Alors
qu’on annonce une
version française du Huffington Post
pour novembre 2011, le quotidien France Soir, placé sous sauvegarde du
Tribunal du Commerce de Paris, pourrait bien être en train de vivre ses
dernières heures. Contraste
cruel, mais riche d’enseignements… à condition de ne
pas se tromper de coupables.
Ni un cas isolé, ni un journal comme les autres
Les
difficultés du grand quotidien, racheté en janvier 2009 par le
russe Alexandre Pougatchev, n'auraient en elles-mêmes pas grand
intérêt s'il s'agissait d'un cas isolé. C'est en effet
l'ensemble de la presse écrite française qui est en proie
à une crise sans précédent.
Pas grand
intérêt non plus si France Soir n'était qu'un journal
parmi d'autres. S'il ne s'écoule plus qu'à 70 000 exemplaires,
contre deux millions à la belle époque (en 1970), le
célèbre quotidien garde bonne réputation. Les gens
n’achètent plus France Soir, mais ils tiennent à ce
qu’il reste en vitrine.
Pougatchev, les
« gratuits » et Internet : seuls coupables ?
C'est au
moment de « tirer des leçons » qu'il faut
être le plus prudent. Et sur ce point précis, les commentateurs
négligent deux points importants.
Premièrement,
ils ont tendance à faire endosser à la seule direction de
France Soir – et à son propriétaire Alexandre Pougatchev
– toute la responsabilité du désastre. Bien sûr, les
relations difficiles entre les « chefs » de France
Soir, les limogeages à répétition et les ambitions de M.
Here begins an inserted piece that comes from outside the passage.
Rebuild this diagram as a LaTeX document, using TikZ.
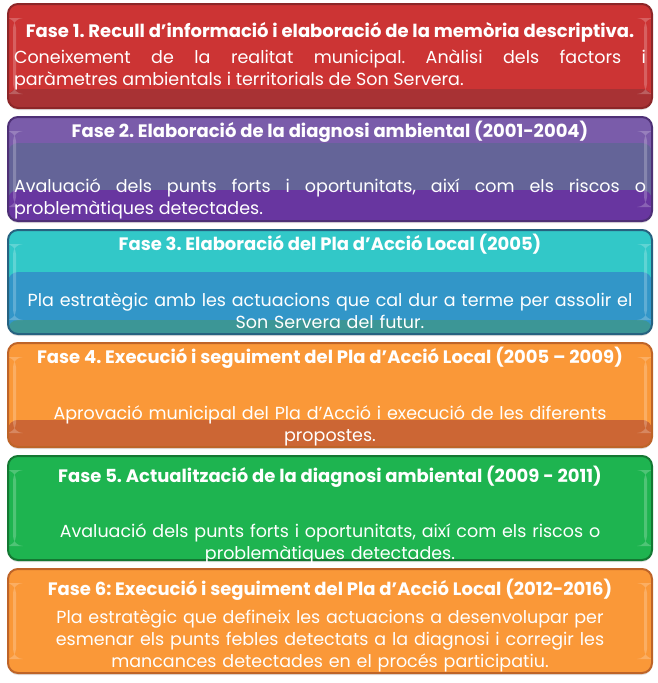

Pougatchev (qui rêvait d’un Bild
à la française) ont desservi le journal. Mais tout cela ne
faisait que s’ajouter à la méfiance des journalistes
– autrement dit de la « base » –
vis-à-vis d’Internet, pour eux synonyme de chômage.
Les
difficultés du journal s’expliquent donc également par
l’opposition des journalistes à une modernisation qui signerait
leur arrêt de mort, et non plus seulement, comme on le laisse entendre,
par les mauvais choix de M. Pougatchev.
Deuxième
point important : les raisons de la crise que traverse la presse
écrite en France. En expliquant cette dernière par la
concurrence des gratuits et d'Internet, ceux qui aujourd'hui commentent les
difficultés de France Soir mettent certes le doigt sur quelque chose
d'essentiel. Mais cette explication permet également d'imputer aux
seuls « challengers » les conséquences de la
crise, et de passer ainsi sous silence ces tares de la presse quotidienne
(corporatisme, amateurisme, partialité…) qu'évoquait Jean-Pierre
Tailleur il y a bientôt dix ans. Car le « maljournalisme » peut, lui aussi, faire
baisser les ventes en décevant les lecteurs.
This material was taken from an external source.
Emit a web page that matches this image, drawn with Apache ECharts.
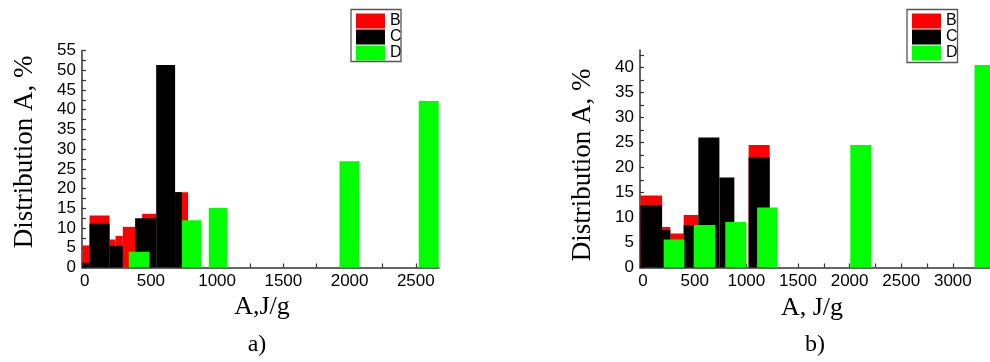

La concurrence en accusation
Du reste, y
a-t-il concurrence entre un quotidien comme France Soir et les pure players, ces medias comme Rue89, Slate ou Mediapart, qui n’existent que sur Internet ?
Non, si le
premier prétend – comme est censé le faire un grand titre
– tirer son épingle du jeu. Auquel cas il faut en déduire
que France Soir a perdu sa valeur ajoutée, le lecteur s'étant
tourné vers d'autres médias. Si, a contrario, il y a
concurrence, reste à prouver qu'elle est déloyale. Ce n'est le
cas ni des pure players, ni des bloggers.
En revanche,
ce sera le cas de la presse écrite française si elle continue
de s'appuyer sur les aides de l'État et les exonérations
fiscales pour persister dans une voie contre-productive et
stratégiquement suicidaire. A
Rue89, on critique « l'oligarque russe », qui
malgré ses belles promesses conduit France Soir à sa perte
« après avoir raflé un paquet de
subventions ». On oublie qu'en France, c'est l'ensemble de la
presse écrite qui touche de telles subventions.
Alexandre
Pougatchev pouvait-il redresser la barre ? Peut-être, s’il
avait adopté une stratégie numérique plus adaptée
au marché (suivant l’exemple
récent du Figaro), et cela, les commentateurs en ont bien
conscience. On peut toutefois regretter qu’une fois de plus, ces
derniers aient imputé les difficultés d’un journal
à la concurrence et aux mauvais choix de la direction,
n’évoquant ni l’entêtement stérile de leurs
confrères ni la qualité de leur travail.